What is being asked: Write out every record below exactly as it appears.

Some records
※ ※ ※
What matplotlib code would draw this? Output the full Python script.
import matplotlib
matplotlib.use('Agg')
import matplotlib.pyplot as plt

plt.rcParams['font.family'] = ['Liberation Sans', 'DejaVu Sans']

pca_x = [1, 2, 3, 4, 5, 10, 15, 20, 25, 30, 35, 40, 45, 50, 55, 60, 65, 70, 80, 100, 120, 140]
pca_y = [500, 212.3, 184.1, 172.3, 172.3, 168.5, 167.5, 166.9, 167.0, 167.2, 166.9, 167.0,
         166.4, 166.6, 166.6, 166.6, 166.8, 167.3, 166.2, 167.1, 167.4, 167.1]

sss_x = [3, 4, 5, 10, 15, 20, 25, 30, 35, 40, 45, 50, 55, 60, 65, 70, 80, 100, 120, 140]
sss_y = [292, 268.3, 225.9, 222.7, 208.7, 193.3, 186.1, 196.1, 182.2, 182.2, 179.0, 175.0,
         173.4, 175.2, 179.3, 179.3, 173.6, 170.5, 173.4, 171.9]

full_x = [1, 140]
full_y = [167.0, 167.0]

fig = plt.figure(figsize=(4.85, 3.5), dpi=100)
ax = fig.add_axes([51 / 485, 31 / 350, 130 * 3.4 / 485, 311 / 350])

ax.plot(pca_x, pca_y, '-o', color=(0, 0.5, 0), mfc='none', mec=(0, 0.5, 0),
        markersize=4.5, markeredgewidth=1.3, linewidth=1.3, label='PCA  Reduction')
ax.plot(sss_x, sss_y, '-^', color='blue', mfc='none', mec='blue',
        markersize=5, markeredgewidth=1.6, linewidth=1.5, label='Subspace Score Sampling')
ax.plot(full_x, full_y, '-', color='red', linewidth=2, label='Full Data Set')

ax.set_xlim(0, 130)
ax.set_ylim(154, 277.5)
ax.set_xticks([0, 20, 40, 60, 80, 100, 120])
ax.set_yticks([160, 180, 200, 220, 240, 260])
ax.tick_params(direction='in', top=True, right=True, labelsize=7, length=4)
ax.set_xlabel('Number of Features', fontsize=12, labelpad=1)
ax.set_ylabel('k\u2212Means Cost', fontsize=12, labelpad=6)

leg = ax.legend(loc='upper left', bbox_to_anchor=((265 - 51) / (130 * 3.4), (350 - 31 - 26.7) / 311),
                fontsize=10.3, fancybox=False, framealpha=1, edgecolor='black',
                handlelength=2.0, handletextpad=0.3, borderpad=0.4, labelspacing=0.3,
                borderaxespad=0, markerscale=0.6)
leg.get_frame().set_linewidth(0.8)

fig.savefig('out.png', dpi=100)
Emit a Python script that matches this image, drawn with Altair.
※ ※ ※
The response:
What matplotlib code would draw this? Output the full Python script.
import matplotlib
matplotlib.use('Agg')
import matplotlib.pyplot as plt

plt.rcParams['font.family'] = ['Liberation Sans', 'DejaVu Sans']

pca_x = [1, 2, 3, 4, 5, 10, 15, 20, 25, 30, 35, 40, 45, 50, 55, 60, 65, 70, 80, 100, 120, 140]
pca_y = [500, 212.3, 184.1, 172.3, 172.3, 168.5, 167.5, 166.9, 167.0, 167.2, 166.9, 167.0,
         166.4, 166.6, 166.6, 166.6, 166.8, 167.3, 166.2, 167.1, 167.4, 167.1]

sss_x = [3, 4, 5, 10, 15, 20, 25, 30, 35, 40, 45, 50, 55, 60, 65, 70, 80, 100, 120, 140]
sss_y = [292, 268.3, 225.9, 222.7, 208.7, 193.3, 186.1, 196.1, 182.2, 182.2, 179.0, 175.0,
         173.4, 175.2, 179.3, 179.3, 173.6, 170.5, 173.4, 171.9]

full_x = [1, 140]
full_y = [167.0, 167.0]

fig = plt.figure(figsize=(4.85, 3.5), dpi=100)
ax = fig.add_axes([51 / 485, 31 / 350, 130 * 3.4 / 485, 311 / 350])

ax.plot(pca_x, pca_y, '-o', color=(0, 0.5, 0), mfc='none', mec=(0, 0.5, 0),
        markersize=4.5, markeredgewidth=1.3, linewidth=1.3, label='PCA  Reduction')
ax.plot(sss_x, sss_y, '-^', color='blue', mfc='none', mec='blue',
        markersize=5, markeredgewidth=1.6, linewidth=1.5, label='Subspace Score Sampling')
ax.plot(full_x, full_y, '-', color='red', linewidth=2, label='Full Data Set')

ax.set_xlim(0, 130)
ax.set_ylim(154, 277.5)
ax.set_xticks([0, 20, 40, 60, 80, 100, 120])
ax.set_yticks([160, 180, 200, 220, 240, 260])
ax.tick_params(direction='in', top=True, right=True, labelsize=7, length=4)
ax.set_xlabel('Number of Features', fontsize=12, labelpad=1)
ax.set_ylabel('k\u2212Means Cost', fontsize=12, labelpad=6)

leg = ax.legend(loc='upper left', bbox_to_anchor=((265 - 51) / (130 * 3.4), (350 - 31 - 26.7) / 311),
                fontsize=10.3, fancybox=False, framealpha=1, edgecolor='black',
                handlelength=2.0, handletextpad=0.3, borderpad=0.4, labelspacing=0.3,
                borderaxespad=0, markerscale=0.6)
leg.get_frame().set_linewidth(0.8)

fig.savefig('out.png', dpi=100)
Emit a Python script that matches this image, drawn with Altair.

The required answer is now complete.